While reading Leo Bersani's essay, this passage really stuck out to me as something relevant to many of the ideas we have discussed in this class. First of all, Freud is basically defining the difference between the term 'sex' and the term 'gender.' Although in many cases they are interchangeable, for the sake of this explination, sex refers to the anatomical side, whereas gender is how people feel inside, more of the psychological side. For something that has seemed so black and white to us for centuries, the idea of gender is much more complicated than the anatomical body parts a person has, and even Freud notes this in his observations. This unclear line between the two also creates more fuzziness in sexuality.

Freud continues to comment on gender roles, explaining that women are seen of as less active and more passive than men, however, this is a generalization that really cannot be proven true. Freud is basically explaining that there are varying degrees of masculinity and femininity in everyone, and that theses gender specific ideas cannot be true because who can really define gender in the first place?

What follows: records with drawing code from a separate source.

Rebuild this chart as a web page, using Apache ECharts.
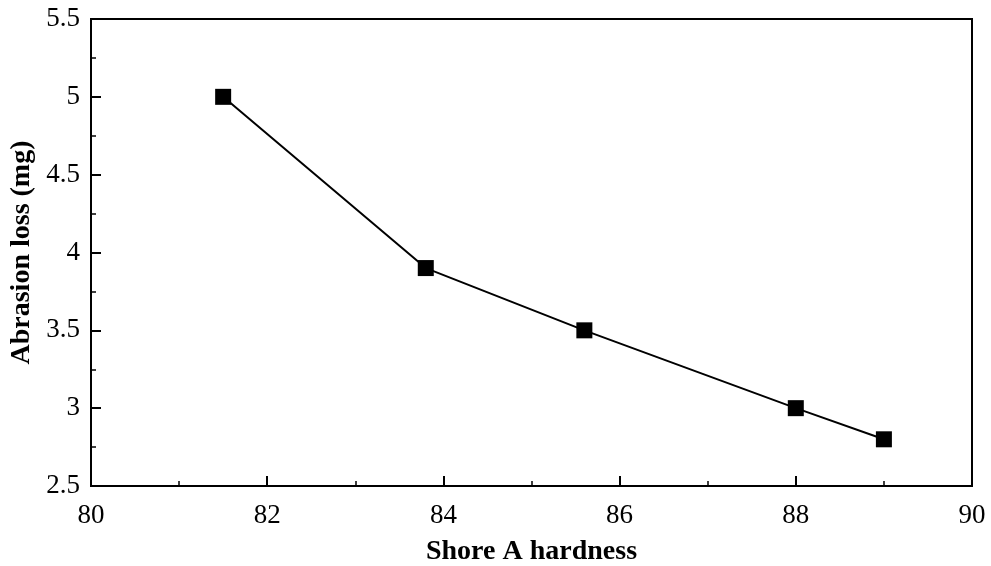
<!DOCTYPE html>
<html>
<head>
<meta charset="utf-8">
<script src="https://cdn.jsdelivr.net/npm/echarts@6/dist/echarts.min.js"></script>
<style>
  html, body { margin: 0; padding: 0; background: #fff; }
  #chart { width: 991px; height: 566px; }
</style>
</head>
<body>
<div id="chart"></div>
<script>
// Shore A hardness vs. abrasion loss
const hardness = [81.5, 83.8, 85.6, 88.0, 89.0];
const abrasionLoss = [5.0, 3.9, 3.5, 3.0, 2.8];
const xTitle = 'Shore A hardness';
const yTitle = 'Abrasion loss (mg)';

const font = 'Liberation Serif, Times New Roman, serif';
const points = hardness.map((h, i) => [h, abrasionLoss[i]]);

const chart = echarts.init(document.getElementById('chart'), null, { renderer: 'canvas' });
chart.setOption({
  animation: false,
  backgroundColor: '#ffffff',
  grid: {
    left: 91, right: 19, top: 19, bottom: 80,
    outerBoundsMode: 'none',
    containLabel: false,
    show: true, borderColor: '#000', borderWidth: 2, backgroundColor: 'transparent'
  },
  xAxis: {
    type: 'value',
    min: 80, max: 90, interval: 2,
    name: xTitle,
    nameLocation: 'middle',
    nameGap: 52,
    nameTextStyle: { fontFamily: font, fontWeight: 'bold', fontSize: 28, color: '#000' },
    axisLine: { show: true, lineStyle: { color: '#000', width: 2 } },
    axisTick: { show: true, inside: true, length: 10, lineStyle: { color: '#000', width: 2 } },
    minorTick: { show: true, splitNumber: 2, length: 5, lineStyle: { color: '#000', width: 1.5 } },
    axisLabel: { fontFamily: font, fontSize: 27, color: '#000', margin: 16 },
    splitLine: { show: false }
  },
  yAxis: {
    type: 'value',
    min: 2.5, max: 5.5, interval: 0.5,
    name: yTitle,
    nameLocation: 'middle',
    nameGap: 55,
    nameRotate: 90,
    nameTextStyle: { fontFamily: font, fontWeight: 'bold', fontSize: 28, color: '#000' },
    axisLine: { show: true, lineStyle: { color: '#000', width: 2 } },
    axisTick: { show: true, inside: true, length: 10, lineStyle: { color: '#000', width: 2 } },
    minorTick: { show: true, splitNumber: 2, length: 5, lineStyle: { color: '#000', width: 1.5 } },
    axisLabel: { fontFamily: font, fontSize: 27, color: '#000', margin: 11 },
    splitLine: { show: false }
  },
  series: [{
    type: 'line',
    data: points,
    symbol: 'rect',
    symbolSize: 16,
    itemStyle: { color: '#000' },
    lineStyle: { color: '#000', width: 2 }
  }]
});
</script>
</body>
</html>
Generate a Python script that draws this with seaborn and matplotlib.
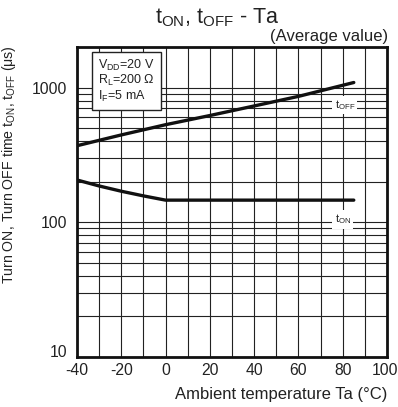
import matplotlib
matplotlib.use("Agg")
import matplotlib.pyplot as plt
import matplotlib.transforms as mtransforms
import seaborn as sns
import pandas as pd
from matplotlib.ticker import FixedLocator, LogLocator, NullFormatter

# Data
ta_off = [-40, -20, 0, 20, 40, 60, 85]
t_off = [370, 445, 530, 620, 730, 860, 1090]
ta_on = [-40, -30, -20, -10, 0, 40, 85]
t_on = [206, 186, 170, 157, 146, 146, 146]
x_ticks = [-40, -20, 0, 20, 40, 60, 80, 100]
y_ticks = [10, 100, 1000]

sns.set_style("white")
plt.rcParams['font.family'] = ['Liberation Sans', 'DejaVu Sans']
plt.rcParams['mathtext.fontset'] = 'custom'
plt.rcParams['mathtext.rm'] = 'Liberation Sans'
plt.rcParams['axes.unicode_minus'] = False

TXT = "#222222"
fig = plt.figure(figsize=(3.98, 4.07), dpi=100)
ax = fig.add_axes([77/398, 50/407, 310/398, 310/407])

df_off = pd.DataFrame({"Ta": ta_off, "t": t_off})
df_on = pd.DataFrame({"Ta": ta_on, "t": t_on})
sns.lineplot(data=df_off, x="Ta", y="t", ax=ax, color="#111111", lw=2.4, zorder=5)
sns.lineplot(data=df_on, x="Ta", y="t", ax=ax, color="#111111", lw=2.4, zorder=5)

ax.set_yscale("log")
ax.set_xlim(-40, 100)
ax.set_ylim(10, 2000)
ax.xaxis.set_major_locator(FixedLocator(x_ticks))
ax.xaxis.set_minor_locator(FixedLocator(list(range(-40, 101, 10))))
ax.yaxis.set_major_locator(FixedLocator(y_ticks))
ax.yaxis.set_minor_locator(LogLocator(base=10, subs=range(2, 10)))
ax.yaxis.set_minor_formatter(NullFormatter())
ax.set_xticklabels([str(v) for v in x_ticks])
ax.set_yticklabels([str(v) for v in y_ticks])
ax.grid(True, which="both", color="#222222", lw=0.8)
ax.tick_params(axis="x", which="both", length=0, labelsize=11.3, colors=TXT, pad=4)
ax.tick_params(axis="y", which="both", length=0, labelsize=11.3, colors=TXT, pad=7)
xl = ax.get_xticklabels()
xl[-1].set_transform(xl[-1].get_transform() + mtransforms.ScaledTranslation(-2/100, 0, fig.dpi_scale_trans))
yl = ax.get_yticklabels()
yl[0].set_verticalalignment("baseline")
for s in ax.spines.values():
    s.set_linewidth(2.0)
    s.set_color("#111111")
    s.set_visible(True)

ax.set_xlabel("Ambient temperature Ta (°C)", fontsize=12, color=TXT, loc="right", labelpad=7)
ax.set_ylabel(r"Turn ON, Turn OFF time t$_{\mathregular{ON}}$, t$_{\mathregular{OFF}}$ ($\mathregular{\mu}$s)",
              fontsize=10.2, color=TXT)
ax.yaxis.set_label_coords((18 - 77) / 310, (357 - 165) / 310)

fig.text(217/398, 1 - 18/407, r"t$_{\mathregular{ON}}$, t$_{\mathregular{OFF}}$ - Ta", ha="center", va="center",
         fontsize=15.5, color=TXT)
fig.text(388/398, 1 - 36/407, "(Average value)", ha="right", va="center", fontsize=12, color=TXT)

ax.text(-30.5, 1120, "V$_{\\mathregular{DD}}$=20 V\nR$_{\\mathregular{L}}$=200 Ω\nI$_{\\mathregular{F}}$=5 mA",
        fontsize=9, va="center", ha="left", color=TXT, linespacing=1.0,
        bbox=dict(boxstyle="square,pad=0.5", fc="white", ec="#222222", lw=1.0), zorder=6)

ax.text(81, 740, "t$_{\\mathregular{OFF}}$", fontsize=8, ha="center", va="center", color=TXT,
        bbox=dict(boxstyle="square,pad=0.2", fc="white", ec="none"), zorder=6)
ax.text(80, 105, "t$_{\\mathregular{ON}}$", fontsize=8, ha="center", va="center", color=TXT,
        bbox=dict(boxstyle="square,pad=0.2", fc="white", ec="none"), zorder=6)

fig.savefig("out.png", dpi=100)
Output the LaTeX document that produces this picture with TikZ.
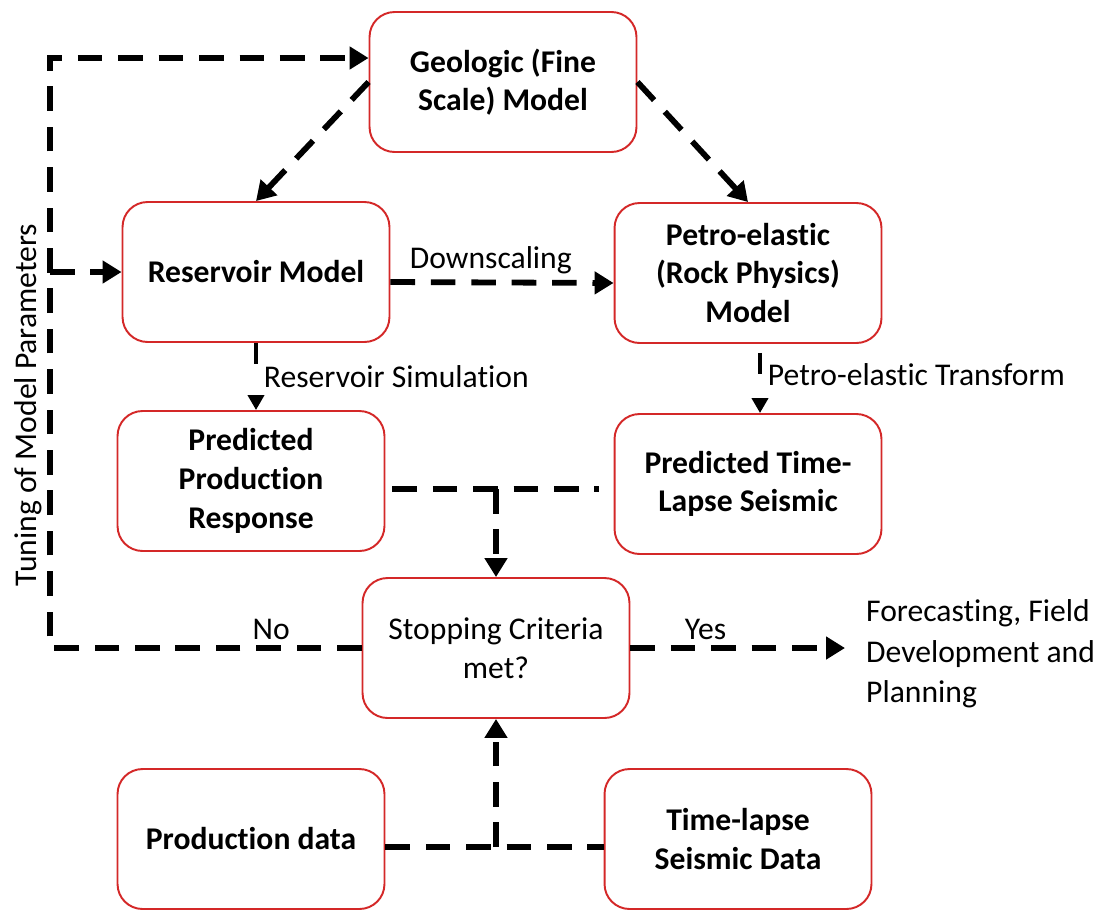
\documentclass[tikz,border=0pt]{standalone}
\usepackage{fontspec}
\setmainfont{Carlito}[Ligatures=NoCommon]
\usetikzlibrary{arrows.meta}
\definecolor{boxred}{RGB}{212,40,40}

\begin{document}
\begin{tikzpicture}[x=0.02cm, y=-0.02cm,
        box/.style={draw=boxred, line width=1.1pt, rounded corners=0.5cm, fill=white,
            minimum width=5.34cm, minimum height=2.8cm, align=center,
            font=\bfseries\fontsize{18}{22}\selectfont},
        lbl/.style={font=\fontsize{18}{22}\selectfont},
        link/.style={line width=3.3pt, dash pattern=on 14pt off 9pt},
        flow/.style={link, -{Triangle[length=0.38cm,width=0.44cm]}},
        thinflow/.style={line width=2.4pt, dash pattern=on 12pt off 20pt,
            -{Triangle[length=0.3cm,width=0.32cm]}}]
    \useasboundingbox (0,0) rectangle (1108,910);

    % model boxes
    \node[box] (geo) at (503,82) {Geologic (Fine\\Scale) Model};
    \node[box] (res) at (256,272) {Reservoir Model};
    \node[box] (pem) at (748,273) {Petro-elastic\\(Rock Physics)\\Model};
    \node[box] (ppr) at (251,481) {Predicted\\Production\\Response};
    \node[box] (pts) at (748,484) {Predicted Time-\\Lapse Seismic};
    \node[box, font=\fontsize{18}{22}\selectfont] (stop) at (496,648) {Stopping Criteria\\met?};
    \node[box] (pdat) at (251,839) {Production data};
    \node[box] (tsd) at (738,839) {Time-lapse\\Seismic Data};

    \node[lbl, align=left, anchor=west, font=\fontsize{18}{23}\selectfont] (fc) at (860,654)
        {Forecasting, Field\\Development and\\Planning};
    \node[lbl, rotate=90] (tune) at (28,405) {Tuning of Model Parameters};

    \coordinate (tl) at (50,58);
    \coordinate (ml) at (50,272);
    \coordinate (bl) at (50,648);
    \coordinate (jt) at (496,489);
    \coordinate (jb) at (496,847);

    % feedback loop
    \draw[flow] (stop.west) -- node[lbl, above, pos=0.29] {No} (bl) -- (tl) -- (geo.west |- tl);
    \draw[flow] (ml) -- (res.west);

    \draw[flow] (geo.west) -- (res.north);
    \draw[flow] (geo.east) -- (pem.north);
    \draw[flow] ([yshift=-0.2cm]res.east) -- node[lbl, above, pos=0.45] {Downscaling} ([yshift=-0.2cm]pem.west);

    \draw[thinflow] (res.south) -- node[lbl, right, pos=0.5] {Reservoir Simulation} (res.south |- ppr.north);
    \draw[thinflow, shorten <=0.18cm] ([xshift=0.24cm]pem.south) --
        node[lbl, right, pos=0.45] {Petro-elastic Transform} ([xshift=0.24cm]pem.south |- pts.north);

    % into the stopping test
    \draw[link, shorten <=0.14cm, shorten >=0.3cm] (ppr.east |- jt) -- (pts.west |- jt);
    \draw[flow] (jt) -- (stop.north);
    \draw[link] (pdat.east |- jb) -- (tsd.west |- jb);
    \draw[flow] (jb) -- (stop.south);

    \draw[flow] (stop.east) -- node[lbl, above, pos=0.35] {Yes} ([xshift=-0.3cm]fc.west |- stop.east);
\end{tikzpicture}
\end{document}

Bersani goes on to relate this to bisexuality and its relevance with the Oedipus complex, and how Freud merely explained this as 'heterosexuality doubled.' This idea, in relation to the undefined lines between male and female, normalizes the idea of bisexuality. I had never thought about this idea in the Freudian way before, and it seems as if his explanation of this and really all differing sexualities, is well justified, as well as made simple in order to relax people and have them feel as if this type of behavior is normal.

1 comment:

  1. I also noticed the definitions of sex and gender and found them really interesting. But by saying that sex refers to the anatomical aspect, whereas gender is how people feel inside, more of the psychological side, it seems as if any gray area is being ignored. Although many people would believe that sex (anatomical structures) are black and white, they aren't; and niether is gender. So keeping that in mind, how are we supposed to define the things for ourselves? Are we even suppossed to define them at all?